++++ Dataset extract

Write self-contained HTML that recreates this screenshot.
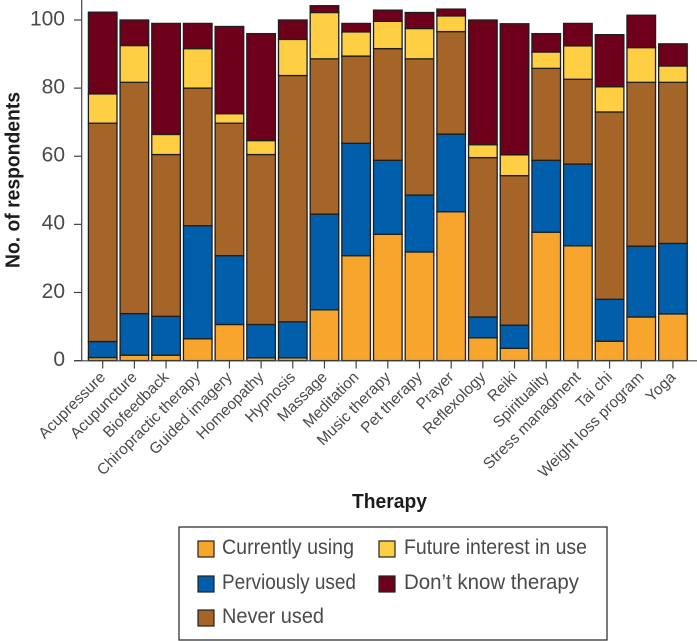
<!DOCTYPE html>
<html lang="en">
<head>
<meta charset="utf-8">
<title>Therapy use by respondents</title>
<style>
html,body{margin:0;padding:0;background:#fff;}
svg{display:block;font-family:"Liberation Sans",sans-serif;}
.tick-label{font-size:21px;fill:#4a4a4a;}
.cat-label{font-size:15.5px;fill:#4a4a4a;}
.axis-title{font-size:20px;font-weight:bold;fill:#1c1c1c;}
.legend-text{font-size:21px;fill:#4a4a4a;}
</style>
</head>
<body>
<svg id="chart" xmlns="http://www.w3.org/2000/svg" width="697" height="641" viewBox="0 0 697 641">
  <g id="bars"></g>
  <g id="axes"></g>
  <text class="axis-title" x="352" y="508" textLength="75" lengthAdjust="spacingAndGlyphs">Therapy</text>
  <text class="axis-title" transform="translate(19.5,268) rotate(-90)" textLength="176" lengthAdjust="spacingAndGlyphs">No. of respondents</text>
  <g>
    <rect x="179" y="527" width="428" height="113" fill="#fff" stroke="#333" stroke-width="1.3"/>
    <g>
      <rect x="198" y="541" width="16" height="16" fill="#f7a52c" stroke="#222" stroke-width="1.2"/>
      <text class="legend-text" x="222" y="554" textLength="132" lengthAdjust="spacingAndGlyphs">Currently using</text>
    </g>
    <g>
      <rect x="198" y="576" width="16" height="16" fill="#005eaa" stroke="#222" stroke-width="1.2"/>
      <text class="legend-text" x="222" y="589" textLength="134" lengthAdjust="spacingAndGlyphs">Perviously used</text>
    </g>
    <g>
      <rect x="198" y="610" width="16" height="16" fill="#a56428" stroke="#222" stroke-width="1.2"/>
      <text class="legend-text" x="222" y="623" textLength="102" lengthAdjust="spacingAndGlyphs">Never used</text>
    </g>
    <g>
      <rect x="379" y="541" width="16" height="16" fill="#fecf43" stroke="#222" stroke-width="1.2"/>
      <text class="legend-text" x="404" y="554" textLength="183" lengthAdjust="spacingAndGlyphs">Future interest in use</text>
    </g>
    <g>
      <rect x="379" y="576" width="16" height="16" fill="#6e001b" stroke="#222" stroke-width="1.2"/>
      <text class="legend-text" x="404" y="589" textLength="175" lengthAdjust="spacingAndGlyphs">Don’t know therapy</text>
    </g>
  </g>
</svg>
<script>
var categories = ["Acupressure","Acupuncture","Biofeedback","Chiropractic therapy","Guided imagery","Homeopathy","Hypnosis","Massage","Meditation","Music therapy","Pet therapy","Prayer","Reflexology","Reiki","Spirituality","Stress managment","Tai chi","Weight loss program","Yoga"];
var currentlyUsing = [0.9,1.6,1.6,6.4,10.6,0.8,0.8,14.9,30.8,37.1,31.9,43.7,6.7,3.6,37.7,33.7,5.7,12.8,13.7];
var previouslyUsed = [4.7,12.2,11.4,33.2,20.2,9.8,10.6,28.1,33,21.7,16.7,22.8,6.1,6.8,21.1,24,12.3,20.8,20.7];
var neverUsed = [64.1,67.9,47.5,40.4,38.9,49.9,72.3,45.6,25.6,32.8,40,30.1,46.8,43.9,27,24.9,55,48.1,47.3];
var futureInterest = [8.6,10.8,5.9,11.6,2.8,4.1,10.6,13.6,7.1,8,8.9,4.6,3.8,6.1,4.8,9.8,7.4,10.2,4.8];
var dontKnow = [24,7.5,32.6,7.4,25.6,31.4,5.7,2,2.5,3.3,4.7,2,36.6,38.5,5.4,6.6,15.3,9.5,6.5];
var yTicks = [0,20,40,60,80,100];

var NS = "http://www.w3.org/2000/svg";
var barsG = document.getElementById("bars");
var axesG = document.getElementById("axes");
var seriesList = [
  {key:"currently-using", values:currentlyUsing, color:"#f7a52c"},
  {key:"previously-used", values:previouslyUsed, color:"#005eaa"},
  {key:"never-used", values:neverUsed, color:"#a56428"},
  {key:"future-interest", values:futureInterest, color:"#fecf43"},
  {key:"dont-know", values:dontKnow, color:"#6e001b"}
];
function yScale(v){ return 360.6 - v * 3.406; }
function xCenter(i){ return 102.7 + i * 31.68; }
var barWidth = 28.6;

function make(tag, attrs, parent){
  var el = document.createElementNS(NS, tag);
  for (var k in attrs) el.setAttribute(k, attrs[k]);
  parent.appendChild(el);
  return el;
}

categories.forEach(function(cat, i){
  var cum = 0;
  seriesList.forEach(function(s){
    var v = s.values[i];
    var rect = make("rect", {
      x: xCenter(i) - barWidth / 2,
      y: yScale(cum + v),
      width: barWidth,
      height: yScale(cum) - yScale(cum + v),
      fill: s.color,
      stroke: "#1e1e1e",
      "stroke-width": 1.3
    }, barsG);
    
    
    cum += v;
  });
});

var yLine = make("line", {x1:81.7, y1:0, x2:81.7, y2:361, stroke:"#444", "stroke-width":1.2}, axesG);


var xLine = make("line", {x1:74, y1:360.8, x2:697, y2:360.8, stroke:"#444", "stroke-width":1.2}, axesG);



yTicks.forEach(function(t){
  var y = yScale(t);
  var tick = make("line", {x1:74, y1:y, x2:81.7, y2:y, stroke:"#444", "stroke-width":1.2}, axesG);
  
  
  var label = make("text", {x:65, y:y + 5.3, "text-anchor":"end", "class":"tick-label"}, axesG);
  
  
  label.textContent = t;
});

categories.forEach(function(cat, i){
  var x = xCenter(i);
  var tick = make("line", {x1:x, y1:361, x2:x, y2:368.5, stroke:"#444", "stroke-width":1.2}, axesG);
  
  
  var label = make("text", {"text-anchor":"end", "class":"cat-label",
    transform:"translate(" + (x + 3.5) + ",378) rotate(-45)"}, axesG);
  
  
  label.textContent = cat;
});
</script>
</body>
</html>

++++++++

_Instructions for the task_
Your copy of the data should match it exactly, except that pictures are left out.

_Result_
Write self-contained HTML that recreates this screenshot.
<!DOCTYPE html>
<html lang="en">
<head>
<meta charset="utf-8">
<title>Therapy use by respondents</title>
<style>
html,body{margin:0;padding:0;background:#fff;}
svg{display:block;font-family:"Liberation Sans",sans-serif;}
.tick-label{font-size:21px;fill:#4a4a4a;}
.cat-label{font-size:15.5px;fill:#4a4a4a;}
.axis-title{font-size:20px;font-weight:bold;fill:#1c1c1c;}
.legend-text{font-size:21px;fill:#4a4a4a;}
</style>
</head>
<body>
<svg id="chart" xmlns="http://www.w3.org/2000/svg" width="697" height="641" viewBox="0 0 697 641">
  <g id="bars"></g>
  <g id="axes"></g>
  <text class="axis-title" x="352" y="508" textLength="75" lengthAdjust="spacingAndGlyphs">Therapy</text>
  <text class="axis-title" transform="translate(19.5,268) rotate(-90)" textLength="176" lengthAdjust="spacingAndGlyphs">No. of respondents</text>
  <g>
    <rect x="179" y="527" width="428" height="113" fill="#fff" stroke="#333" stroke-width="1.3"/>
    <g>
      <rect x="198" y="541" width="16" height="16" fill="#f7a52c" stroke="#222" stroke-width="1.2"/>
      <text class="legend-text" x="222" y="554" textLength="132" lengthAdjust="spacingAndGlyphs">Currently using</text>
    </g>
    <g>
      <rect x="198" y="576" width="16" height="16" fill="#005eaa" stroke="#222" stroke-width="1.2"/>
      <text class="legend-text" x="222" y="589" textLength="134" lengthAdjust="spacingAndGlyphs">Perviously used</text>
    </g>
    <g>
      <rect x="198" y="610" width="16" height="16" fill="#a56428" stroke="#222" stroke-width="1.2"/>
      <text class="legend-text" x="222" y="623" textLength="102" lengthAdjust="spacingAndGlyphs">Never used</text>
    </g>
    <g>
      <rect x="379" y="541" width="16" height="16" fill="#fecf43" stroke="#222" stroke-width="1.2"/>
      <text class="legend-text" x="404" y="554" textLength="183" lengthAdjust="spacingAndGlyphs">Future interest in use</text>
    </g>
    <g>
      <rect x="379" y="576" width="16" height="16" fill="#6e001b" stroke="#222" stroke-width="1.2"/>
      <text class="legend-text" x="404" y="589" textLength="175" lengthAdjust="spacingAndGlyphs">Don’t know therapy</text>
    </g>
  </g>
</svg>
<script>
var categories = ["Acupressure","Acupuncture","Biofeedback","Chiropractic therapy","Guided imagery","Homeopathy","Hypnosis","Massage","Meditation","Music therapy","Pet therapy","Prayer","Reflexology","Reiki","Spirituality","Stress managment","Tai chi","Weight loss program","Yoga"];
var currentlyUsing = [0.9,1.6,1.6,6.4,10.6,0.8,0.8,14.9,30.8,37.1,31.9,43.7,6.7,3.6,37.7,33.7,5.7,12.8,13.7];
var previouslyUsed = [4.7,12.2,11.4,33.2,20.2,9.8,10.6,28.1,33,21.7,16.7,22.8,6.1,6.8,21.1,24,12.3,20.8,20.7];
var neverUsed = [64.1,67.9,47.5,40.4,38.9,49.9,72.3,45.6,25.6,32.8,40,30.1,46.8,43.9,27,24.9,55,48.1,47.3];
var futureInterest = [8.6,10.8,5.9,11.6,2.8,4.1,10.6,13.6,7.1,8,8.9,4.6,3.8,6.1,4.8,9.8,7.4,10.2,4.8];
var dontKnow = [24,7.5,32.6,7.4,25.6,31.4,5.7,2,2.5,3.3,4.7,2,36.6,38.5,5.4,6.6,15.3,9.5,6.5];
var yTicks = [0,20,40,60,80,100];

var NS = "http://www.w3.org/2000/svg";
var barsG = document.getElementById("bars");
var axesG = document.getElementById("axes");
var seriesList = [
  {key:"currently-using", values:currentlyUsing, color:"#f7a52c"},
  {key:"previously-used", values:previouslyUsed, color:"#005eaa"},
  {key:"never-used", values:neverUsed, color:"#a56428"},
  {key:"future-interest", values:futureInterest, color:"#fecf43"},
  {key:"dont-know", values:dontKnow, color:"#6e001b"}
];
function yScale(v){ return 360.6 - v * 3.406; }
function xCenter(i){ return 102.7 + i * 31.68; }
var barWidth = 28.6;

function make(tag, attrs, parent){
  var el = document.createElementNS(NS, tag);
  for (var k in attrs) el.setAttribute(k, attrs[k]);
  parent.appendChild(el);
  return el;
}

categories.forEach(function(cat, i){
  var cum = 0;
  seriesList.forEach(function(s){
    var v = s.values[i];
    var rect = make("rect", {
      x: xCenter(i) - barWidth / 2,
      y: yScale(cum + v),
      width: barWidth,
      height: yScale(cum) - yScale(cum + v),
      fill: s.color,
      stroke: "#1e1e1e",
      "stroke-width": 1.3
    }, barsG);
    
    
    cum += v;
  });
});

var yLine = make("line", {x1:81.7, y1:0, x2:81.7, y2:361, stroke:"#444", "stroke-width":1.2}, axesG);


var xLine = make("line", {x1:74, y1:360.8, x2:697, y2:360.8, stroke:"#444", "stroke-width":1.2}, axesG);



yTicks.forEach(function(t){
  var y = yScale(t);
  var tick = make("line", {x1:74, y1:y, x2:81.7, y2:y, stroke:"#444", "stroke-width":1.2}, axesG);
  
  
  var label = make("text", {x:65, y:y + 5.3, "text-anchor":"end", "class":"tick-label"}, axesG);
  
  
  label.textContent = t;
});

categories.forEach(function(cat, i){
  var x = xCenter(i);
  var tick = make("line", {x1:x, y1:361, x2:x, y2:368.5, stroke:"#444", "stroke-width":1.2}, axesG);
  
  
  var label = make("text", {"text-anchor":"end", "class":"cat-label",
    transform:"translate(" + (x + 3.5) + ",378) rotate(-45)"}, axesG);
  
  
  label.textContent = cat;
});
</script>
</body>
</html>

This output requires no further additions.